Nonetheless, venture investors need to be optimists. The current climate requires an adjustment of investment theses, but not permanent cessation of investment. The success of the innovation economy cannot be measured in pounds invested alone: good ideas should win out. And that still seems to be the case.
Although investment volumes and values have dropped recently, they’ve not fallen to the floor (yet). Just 518 deals were announced by UK companies during Q3 2022 – down 24% from Q2 2022 (686). The amount of equity investment dropped off even more dramatically. Investors deployed £2.76bn in Q3 2022, around half the deal value of Q2 2022 (£5.71bn) and 57% down on Q3 2021 (£6.42bn). That said, it is still higher than all third quarters prior to 2020.
Sector focus
So what’s still attracting funding and what will the stars of 2023 be? We don’t have a crystal ball, but we do have a huge database. And while readers of these pages will know well the perils of extrapolation based on past performance, we can at least identify those sectors that in aggregate are currently garnering outsize interest from the savviest early-stage investors.

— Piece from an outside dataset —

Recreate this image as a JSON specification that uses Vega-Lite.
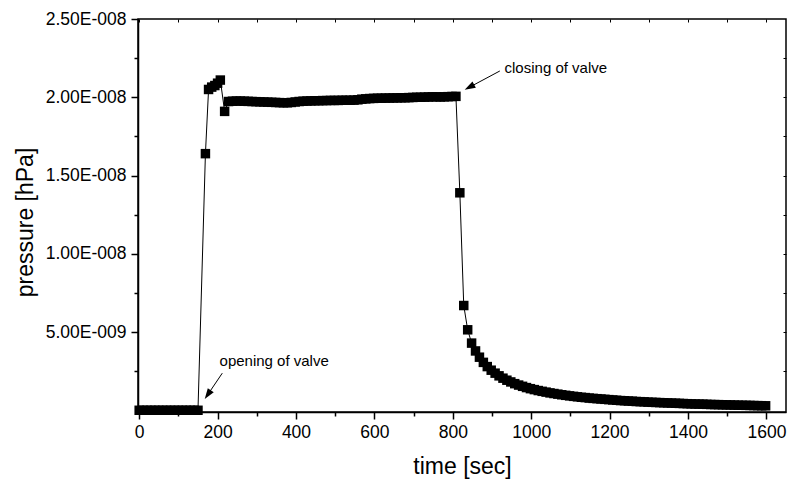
{
  "$schema": "https://vega.github.io/schema/vega-lite/v6.json",
  "width": 648,
  "height": 393,
  "autosize": {"type": "none"},
  "padding": {"left": 138, "top": 19, "right": 2, "bottom": 70},
  "background": "white",
  "config": {
    "view": {"stroke": "black", "strokeWidth": 1.5},
    "font": "Liberation Sans",
    "axis": {"grid": false, "domainColor": "black", "tickColor": "black", "labelColor": "black", "titleColor": "black", "labelFont": "Liberation Sans", "titleFont": "Liberation Sans", "titleFontWeight": "normal", "labelFlush": false, "labelOverlap": false}
  },
  "datasets": {
    "main": [
      {"t": 0, "p": 1e-11}, {"t": 10, "p": 1e-11}, {"t": 20, "p": 1e-11}, {"t": 30, "p": 1e-11}, {"t": 40, "p": 1e-11}, {"t": 50, "p": 1e-11}, {"t": 60, "p": 1e-11}, {"t": 70, "p": 1e-11}, {"t": 80, "p": 1e-11}, {"t": 90, "p": 1e-11}, {"t": 100, "p": 1e-11}, {"t": 110, "p": 1e-11}, {"t": 120, "p": 1e-11}, {"t": 130, "p": 1e-11}, {"t": 140, "p": 1e-11}, {"t": 150, "p": 1e-11},
      {"t": 169, "p": 1.64e-8}, {"t": 177, "p": 2.05e-8}, {"t": 185, "p": 2.065e-8}, {"t": 193, "p": 2.075e-8}, {"t": 200, "p": 2.09e-8}, {"t": 207, "p": 2.11e-8}, {"t": 218, "p": 1.91e-8},
      {"t": 228, "p": 1.973e-8}, {"t": 238, "p": 1.975e-8}, {"t": 248, "p": 1.976e-8}, {"t": 258, "p": 1.976e-8}, {"t": 268, "p": 1.975e-8}, {"t": 278, "p": 1.974e-8}, {"t": 288, "p": 1.973e-8}, {"t": 298, "p": 1.972e-8}, {"t": 308, "p": 1.971e-8}, {"t": 318, "p": 1.97e-8}, {"t": 328, "p": 1.969e-8}, {"t": 338, "p": 1.968e-8}, {"t": 348, "p": 1.967e-8}, {"t": 358, "p": 1.966e-8}, {"t": 368, "p": 1.965e-8}, {"t": 378, "p": 1.965e-8}, {"t": 388, "p": 1.967e-8}, {"t": 398, "p": 1.97e-8}, {"t": 408, "p": 1.973e-8}, {"t": 418, "p": 1.975e-8}, {"t": 428, "p": 1.976e-8}, {"t": 438, "p": 1.977e-8}, {"t": 448, "p": 1.978e-8}, {"t": 458, "p": 1.978e-8}, {"t": 468, "p": 1.979e-8}, {"t": 478, "p": 1.979e-8}, {"t": 488, "p": 1.98e-8}, {"t": 498, "p": 1.98e-8}, {"t": 508, "p": 1.98e-8}, {"t": 518, "p": 1.981e-8}, {"t": 528, "p": 1.981e-8}, {"t": 538, "p": 1.981e-8}, {"t": 548, "p": 1.982e-8}, {"t": 558, "p": 1.984e-8}, {"t": 568, "p": 1.988e-8}, {"t": 578, "p": 1.99e-8}, {"t": 588, "p": 1.992e-8}, {"t": 598, "p": 1.993e-8}, {"t": 608, "p": 1.994e-8}, {"t": 618, "p": 1.994e-8}, {"t": 628, "p": 1.995e-8}, {"t": 638, "p": 1.995e-8}, {"t": 648, "p": 1.996e-8}, {"t": 658, "p": 1.996e-8}, {"t": 668, "p": 1.997e-8}, {"t": 678, "p": 1.997e-8}, {"t": 688, "p": 1.998e-8}, {"t": 698, "p": 1.999e-8}, {"t": 708, "p": 2.0e-8}, {"t": 718, "p": 2.0e-8}, {"t": 728, "p": 2.001e-8}, {"t": 738, "p": 2.002e-8}, {"t": 748, "p": 2.003e-8}, {"t": 758, "p": 2.003e-8}, {"t": 768, "p": 2.002e-8}, {"t": 778, "p": 2.003e-8}, {"t": 788, "p": 2.004e-8}, {"t": 798, "p": 2.005e-8}, {"t": 808, "p": 2.006e-8},
      {"t": 818, "p": 1.39e-8}, {"t": 828, "p": 6.7e-9}, {"t": 838, "p": 5.15e-9}, {"t": 848, "p": 4.3e-9}, {"t": 858, "p": 3.8e-9}, {"t": 868, "p": 3.4e-9}, {"t": 878, "p": 3.07e-9}, {"t": 888, "p": 2.8e-9}, {"t": 898, "p": 2.57e-9}, {"t": 908, "p": 2.38e-9}, {"t": 918, "p": 2.21e-9}, {"t": 928, "p": 2.06e-9}, {"t": 938, "p": 1.93e-9}, {"t": 948, "p": 1.82e-9}, {"t": 958, "p": 1.71e-9}, {"t": 968, "p": 1.62e-9}, {"t": 978, "p": 1.54e-9}, {"t": 988, "p": 1.46e-9}, {"t": 998, "p": 1.39e-9},
      {"t": 1008, "p": 1.33e-9}, {"t": 1018, "p": 1.27e-9}, {"t": 1028, "p": 1.22e-9}, {"t": 1038, "p": 1.17e-9}, {"t": 1048, "p": 1.12e-9}, {"t": 1058, "p": 1.08e-9}, {"t": 1068, "p": 1.04e-9}, {"t": 1078, "p": 1.0e-9}, {"t": 1088, "p": 9.65e-10}, {"t": 1098, "p": 9.3e-10}, {"t": 1108, "p": 9.0e-10}, {"t": 1118, "p": 8.7e-10}, {"t": 1128, "p": 8.4e-10}, {"t": 1138, "p": 8.2e-10}, {"t": 1148, "p": 7.9e-10}, {"t": 1158, "p": 7.7e-10}, {"t": 1168, "p": 7.5e-10}, {"t": 1178, "p": 7.3e-10}, {"t": 1188, "p": 7.1e-10}, {"t": 1198, "p": 6.9e-10},
      {"t": 1208, "p": 6.7e-10}, {"t": 1218, "p": 6.5e-10}, {"t": 1228, "p": 6.3e-10}, {"t": 1238, "p": 6.2e-10}, {"t": 1248, "p": 6.0e-10}, {"t": 1258, "p": 5.9e-10}, {"t": 1268, "p": 5.7e-10}, {"t": 1278, "p": 5.6e-10}, {"t": 1288, "p": 5.5e-10}, {"t": 1298, "p": 5.3e-10}, {"t": 1308, "p": 5.2e-10}, {"t": 1318, "p": 5.1e-10}, {"t": 1328, "p": 5.0e-10}, {"t": 1338, "p": 4.9e-10}, {"t": 1348, "p": 4.8e-10}, {"t": 1358, "p": 4.7e-10}, {"t": 1368, "p": 4.6e-10}, {"t": 1378, "p": 4.5e-10}, {"t": 1388, "p": 4.4e-10}, {"t": 1398, "p": 4.3e-10},
      {"t": 1408, "p": 4.2e-10}, {"t": 1418, "p": 4.1e-10}, {"t": 1428, "p": 4.05e-10}, {"t": 1438, "p": 4.0e-10}, {"t": 1448, "p": 3.9e-10}, {"t": 1458, "p": 3.8e-10}, {"t": 1468, "p": 3.75e-10}, {"t": 1478, "p": 3.7e-10}, {"t": 1488, "p": 3.6e-10}, {"t": 1498, "p": 3.55e-10}, {"t": 1508, "p": 3.5e-10}, {"t": 1518, "p": 3.4e-10}, {"t": 1528, "p": 3.35e-10}, {"t": 1538, "p": 3.3e-10}, {"t": 1548, "p": 3.25e-10}, {"t": 1558, "p": 3.2e-10}, {"t": 1568, "p": 3.13e-10}, {"t": 1578, "p": 3.07e-10}, {"t": 1588, "p": 3.02e-10}, {"t": 1598, "p": 2.97e-10}
    ],
    "arrows": [
      {"name": "open", "t": 212, "p": 2.38e-9, "t2": 175.8, "p2": 1.04e-9},
      {"name": "close", "t": 920, "p": 2.168e-8, "t2": 843.8, "p2": 2.066e-8}
    ],
    "notes": [
      {"name": "open", "t": 205, "p": 3.17e-9, "text": "opening of valve"},
      {"name": "close", "t": 932, "p": 2.188e-8, "text": "closing of valve"}
    ]
  },
  "resolve": {"axis": {"x": "independent", "y": "independent"}},
  "layer": [
    {
      "data": {"name": "main"},
      "mark": {"type": "line", "color": "black", "strokeWidth": 1},
      "encoding": {
        "x": {"field": "t", "type": "quantitative", "scale": {"domain": [-3, 1650], "nice": false, "zero": false},
          "axis": {"orient": "bottom", "values": [0, 200, 400, 600, 800, 1000, 1200, 1400, 1600], "format": "d", "tickSize": 7, "tickWidth": 1.5, "domainWidth": 1.5, "labelFontSize": 17.5, "labelPadding": 4, "title": "time [sec]", "titleFontSize": 23, "titleBaseline": "alphabetic", "titleY": 61}},
        "y": {"field": "p", "type": "quantitative", "scale": {"domain": [-1e-10, 2.5e-8], "nice": false, "zero": false},
          "axis": {"orient": "left", "values": [5e-9, 1e-8, 1.5e-8, 2e-8, 2.5e-8], "labelExpr": "upper(replace(format(datum.value, '.2e'), 'e-', 'E-00'))", "tickSize": 7, "tickWidth": 1.5, "domainWidth": 1.5, "labelFontSize": 17.5, "labelPadding": 5, "title": "pressure [hPa]", "titleFontSize": 23, "titleAngle": 270, "titleBaseline": "alphabetic", "titleAlign": "center", "titleX": -106, "titleY": 203}}
      }
    },
    {
      "data": {"name": "main"},
      "mark": {"type": "point", "shape": "square", "filled": true, "size": 90, "color": "black", "opacity": 1},
      "encoding": {
        "x": {"field": "t", "type": "quantitative", "scale": {"domain": [-3, 1650], "nice": false, "zero": false},
          "axis": {"orient": "bottom", "values": [100, 300, 500, 700, 900, 1100, 1300, 1500], "tickSize": 4, "tickWidth": 1.5, "labels": false, "domain": false, "title": null}},
        "y": {"field": "p", "type": "quantitative", "scale": {"domain": [-1e-10, 2.5e-8], "nice": false, "zero": false},
          "axis": {"orient": "left", "values": [2.5e-9, 7.5e-9, 1.25e-8, 1.75e-8, 2.25e-8], "tickSize": 4, "tickWidth": 1.5, "labels": false, "domain": false, "title": null}}
      }
    },
    {
      "data": {"name": "arrows"},
      "mark": {"type": "rule", "color": "black", "strokeWidth": 1},
      "encoding": {
        "x": {"field": "t", "type": "quantitative", "scale": {"domain": [-3, 1650], "nice": false, "zero": false},
          "axis": {"orient": "top", "values": [0, 100, 200, 300, 400, 500, 600, 700, 800, 900, 1000, 1100, 1200, 1300, 1400, 1500, 1600], "tickSize": -3, "tickWidth": 1, "labels": false, "domain": false, "title": null}},
        "y": {"field": "p", "type": "quantitative", "scale": {"domain": [-1e-10, 2.5e-8], "nice": false, "zero": false},
          "axis": {"orient": "right", "values": [2.5e-9, 5e-9, 7.5e-9, 1e-8, 1.25e-8, 1.5e-8, 1.75e-8, 2e-8, 2.25e-8], "tickSize": -3, "tickWidth": 1, "labels": false, "domain": false, "title": null}},
        "x2": {"field": "t2"},
        "y2": {"field": "p2"}
      }
    },
    {
      "data": {"name": "arrows"},
      "transform": [{"filter": "datum.name === 'open'"}],
      "mark": {"type": "point", "shape": "M0,-1L-0.6,0.8L0.6,0.8Z", "filled": true, "size": 144, "color": "black", "opacity": 1, "angle": 214},
      "encoding": {
        "x": {"field": "t2", "type": "quantitative", "scale": {"domain": [-3, 1650], "nice": false, "zero": false}, "axis": null},
        "y": {"field": "p2", "type": "quantitative", "scale": {"domain": [-1e-10, 2.5e-8], "nice": false, "zero": false}, "axis": null}
      }
    },
    {
      "data": {"name": "arrows"},
      "transform": [{"filter": "datum.name === 'close'"}],
      "mark": {"type": "point", "shape": "M0,-1L-0.6,0.8L0.6,0.8Z", "filled": true, "size": 144, "color": "black", "opacity": 1, "angle": 241.5},
      "encoding": {
        "x": {"field": "t2", "type": "quantitative", "scale": {"domain": [-3, 1650], "nice": false, "zero": false}, "axis": null},
        "y": {"field": "p2", "type": "quantitative", "scale": {"domain": [-1e-10, 2.5e-8], "nice": false, "zero": false}, "axis": null}
      }
    },
    {
      "data": {"name": "notes"},
      "mark": {"type": "text", "align": "left", "baseline": "middle", "fontSize": 15, "font": "Liberation Sans", "color": "black"},
      "encoding": {
        "x": {"field": "t", "type": "quantitative", "scale": {"domain": [-3, 1650], "nice": false, "zero": false}, "axis": null},
        "y": {"field": "p", "type": "quantitative", "scale": {"domain": [-1e-10, 2.5e-8], "nice": false, "zero": false}, "axis": null},
        "text": {"field": "text"}
      }
    }
  ]
}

When looking at all the deals done in the past five months into new companies getting their first round of external equity funding, the dominant sectors – by quite a significant margin – have been AI, fintech and blockchain. Indeed, AI and fintech have been the most popular sectors for years now. These are followed by eHealth (or digital health), virtual reality and edtech.
But looking at specific companies, we can see the very cutting edge of technology. Advanced Anaerobics, a seed-stage company in the West Midlands developing technology to generate electricity from cow slurry, had its sixth fundraising, bringing the total it has raised to £1.36m. Adamo Foods, a company based in London creating meat substitutes from fungi, raised £328,000 of seed funding. In Wales, Apex Additive Technologies, which uses laser-powder bed fusion to manufacture bespoke parts for a range of technologies, raised £2m of seed money. In the South East, Astron Systems, a seed-stage company creating reusable launch vehicles for microsatellites, raised £120,000.
All these examples are just from those on the list whose name begins with A. There are three points that this pretty random list makes. First, there are a lot of ideas out there still getting funding. Second, they may or may not be great ideas – time will tell. Third, and most importantly, a lot of these companies are also a long way from making any money at all, let alone turning a profit. But that’s always been the point of risk capital investment – the risk.